» **Problem**
Go through the listing and set it down exactly, leaving out its pictures.

###

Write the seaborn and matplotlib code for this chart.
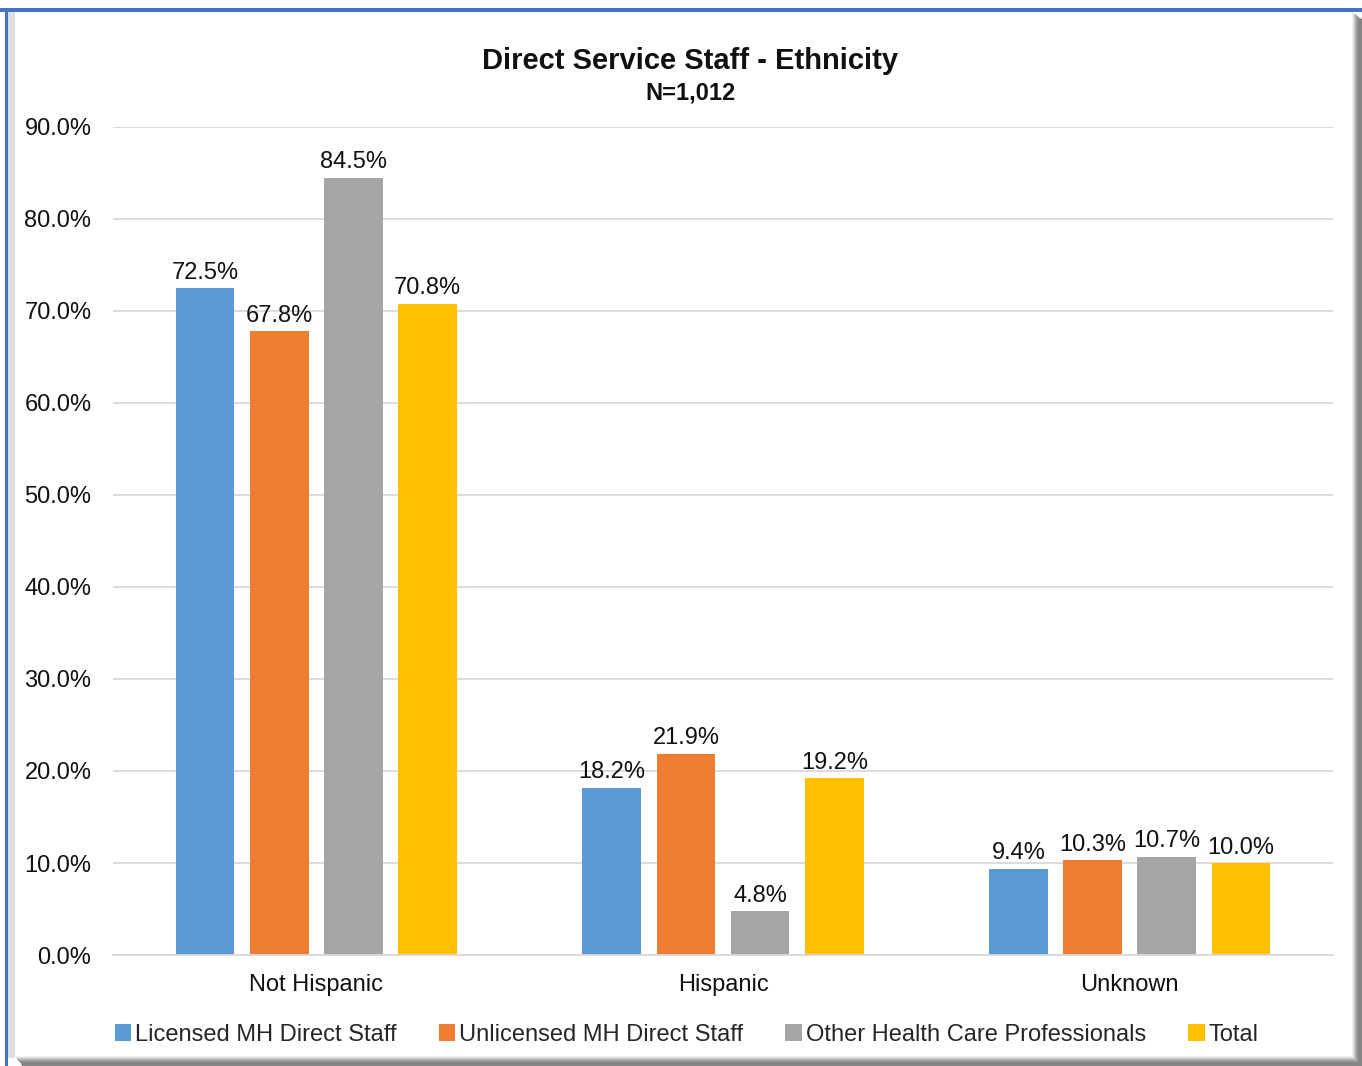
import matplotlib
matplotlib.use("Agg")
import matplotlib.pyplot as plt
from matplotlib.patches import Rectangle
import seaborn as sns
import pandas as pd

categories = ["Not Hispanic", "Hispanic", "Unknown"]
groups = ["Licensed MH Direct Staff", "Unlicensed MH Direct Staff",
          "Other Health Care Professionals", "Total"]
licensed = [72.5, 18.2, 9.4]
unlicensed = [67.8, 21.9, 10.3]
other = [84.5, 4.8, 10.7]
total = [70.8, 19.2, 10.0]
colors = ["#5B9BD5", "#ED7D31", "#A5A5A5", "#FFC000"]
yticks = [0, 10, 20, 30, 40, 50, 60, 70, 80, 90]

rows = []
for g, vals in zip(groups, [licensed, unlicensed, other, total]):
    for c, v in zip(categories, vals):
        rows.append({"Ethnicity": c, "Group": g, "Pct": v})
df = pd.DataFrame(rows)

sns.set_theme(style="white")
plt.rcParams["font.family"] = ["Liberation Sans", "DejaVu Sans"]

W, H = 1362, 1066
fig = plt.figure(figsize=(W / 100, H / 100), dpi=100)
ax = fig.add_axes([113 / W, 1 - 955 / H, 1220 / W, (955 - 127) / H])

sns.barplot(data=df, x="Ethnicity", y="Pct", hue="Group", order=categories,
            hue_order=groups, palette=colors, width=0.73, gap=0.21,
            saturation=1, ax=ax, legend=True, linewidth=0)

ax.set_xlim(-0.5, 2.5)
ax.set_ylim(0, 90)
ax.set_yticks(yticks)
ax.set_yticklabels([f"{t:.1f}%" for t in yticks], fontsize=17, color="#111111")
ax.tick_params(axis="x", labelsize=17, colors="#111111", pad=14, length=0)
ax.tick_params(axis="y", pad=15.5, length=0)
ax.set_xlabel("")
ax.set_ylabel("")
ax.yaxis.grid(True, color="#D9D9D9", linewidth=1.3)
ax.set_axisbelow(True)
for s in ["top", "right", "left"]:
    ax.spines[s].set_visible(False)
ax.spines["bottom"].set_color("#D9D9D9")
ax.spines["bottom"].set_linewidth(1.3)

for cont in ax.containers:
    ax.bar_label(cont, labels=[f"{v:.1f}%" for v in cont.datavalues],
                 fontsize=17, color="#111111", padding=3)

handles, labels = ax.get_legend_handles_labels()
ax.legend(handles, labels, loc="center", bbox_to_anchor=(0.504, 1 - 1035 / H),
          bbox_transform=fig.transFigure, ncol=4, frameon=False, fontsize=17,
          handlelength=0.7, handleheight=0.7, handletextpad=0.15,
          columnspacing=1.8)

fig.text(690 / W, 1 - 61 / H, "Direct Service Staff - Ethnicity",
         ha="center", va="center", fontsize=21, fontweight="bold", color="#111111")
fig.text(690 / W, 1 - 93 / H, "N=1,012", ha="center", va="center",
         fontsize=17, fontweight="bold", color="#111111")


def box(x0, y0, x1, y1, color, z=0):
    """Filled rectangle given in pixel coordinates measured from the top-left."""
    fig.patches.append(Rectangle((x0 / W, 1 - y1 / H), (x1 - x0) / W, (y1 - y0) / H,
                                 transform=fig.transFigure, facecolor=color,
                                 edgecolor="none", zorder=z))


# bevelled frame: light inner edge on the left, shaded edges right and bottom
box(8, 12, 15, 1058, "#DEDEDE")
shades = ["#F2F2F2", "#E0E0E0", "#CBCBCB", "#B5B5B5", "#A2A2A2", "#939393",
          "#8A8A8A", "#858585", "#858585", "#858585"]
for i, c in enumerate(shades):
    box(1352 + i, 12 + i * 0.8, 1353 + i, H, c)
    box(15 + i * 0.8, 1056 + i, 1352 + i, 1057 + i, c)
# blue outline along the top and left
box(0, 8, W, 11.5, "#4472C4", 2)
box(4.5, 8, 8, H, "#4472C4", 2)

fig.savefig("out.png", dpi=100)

###

» **Answer to this problem**
Write the seaborn and matplotlib code for this chart.
import matplotlib
matplotlib.use("Agg")
import matplotlib.pyplot as plt
from matplotlib.patches import Rectangle
import seaborn as sns
import pandas as pd

categories = ["Not Hispanic", "Hispanic", "Unknown"]
groups = ["Licensed MH Direct Staff", "Unlicensed MH Direct Staff",
          "Other Health Care Professionals", "Total"]
licensed = [72.5, 18.2, 9.4]
unlicensed = [67.8, 21.9, 10.3]
other = [84.5, 4.8, 10.7]
total = [70.8, 19.2, 10.0]
colors = ["#5B9BD5", "#ED7D31", "#A5A5A5", "#FFC000"]
yticks = [0, 10, 20, 30, 40, 50, 60, 70, 80, 90]

rows = []
for g, vals in zip(groups, [licensed, unlicensed, other, total]):
    for c, v in zip(categories, vals):
        rows.append({"Ethnicity": c, "Group": g, "Pct": v})
df = pd.DataFrame(rows)

sns.set_theme(style="white")
plt.rcParams["font.family"] = ["Liberation Sans", "DejaVu Sans"]

W, H = 1362, 1066
fig = plt.figure(figsize=(W / 100, H / 100), dpi=100)
ax = fig.add_axes([113 / W, 1 - 955 / H, 1220 / W, (955 - 127) / H])

sns.barplot(data=df, x="Ethnicity", y="Pct", hue="Group", order=categories,
            hue_order=groups, palette=colors, width=0.73, gap=0.21,
            saturation=1, ax=ax, legend=True, linewidth=0)

ax.set_xlim(-0.5, 2.5)
ax.set_ylim(0, 90)
ax.set_yticks(yticks)
ax.set_yticklabels([f"{t:.1f}%" for t in yticks], fontsize=17, color="#111111")
ax.tick_params(axis="x", labelsize=17, colors="#111111", pad=14, length=0)
ax.tick_params(axis="y", pad=15.5, length=0)
ax.set_xlabel("")
ax.set_ylabel("")
ax.yaxis.grid(True, color="#D9D9D9", linewidth=1.3)
ax.set_axisbelow(True)
for s in ["top", "right", "left"]:
    ax.spines[s].set_visible(False)
ax.spines["bottom"].set_color("#D9D9D9")
ax.spines["bottom"].set_linewidth(1.3)

for cont in ax.containers:
    ax.bar_label(cont, labels=[f"{v:.1f}%" for v in cont.datavalues],
                 fontsize=17, color="#111111", padding=3)

handles, labels = ax.get_legend_handles_labels()
ax.legend(handles, labels, loc="center", bbox_to_anchor=(0.504, 1 - 1035 / H),
          bbox_transform=fig.transFigure, ncol=4, frameon=False, fontsize=17,
          handlelength=0.7, handleheight=0.7, handletextpad=0.15,
          columnspacing=1.8)

fig.text(690 / W, 1 - 61 / H, "Direct Service Staff - Ethnicity",
         ha="center", va="center", fontsize=21, fontweight="bold", color="#111111")
fig.text(690 / W, 1 - 93 / H, "N=1,012", ha="center", va="center",
         fontsize=17, fontweight="bold", color="#111111")


def box(x0, y0, x1, y1, color, z=0):
    """Filled rectangle given in pixel coordinates measured from the top-left."""
    fig.patches.append(Rectangle((x0 / W, 1 - y1 / H), (x1 - x0) / W, (y1 - y0) / H,
                                 transform=fig.transFigure, facecolor=color,
                                 edgecolor="none", zorder=z))


# bevelled frame: light inner edge on the left, shaded edges right and bottom
box(8, 12, 15, 1058, "#DEDEDE")
shades = ["#F2F2F2", "#E0E0E0", "#CBCBCB", "#B5B5B5", "#A2A2A2", "#939393",
          "#8A8A8A", "#858585", "#858585", "#858585"]
for i, c in enumerate(shades):
    box(1352 + i, 12 + i * 0.8, 1353 + i, H, c)
    box(15 + i * 0.8, 1056 + i, 1352 + i, 1057 + i, c)
# blue outline along the top and left
box(0, 8, W, 11.5, "#4472C4", 2)
box(4.5, 8, 8, H, "#4472C4", 2)

fig.savefig("out.png", dpi=100)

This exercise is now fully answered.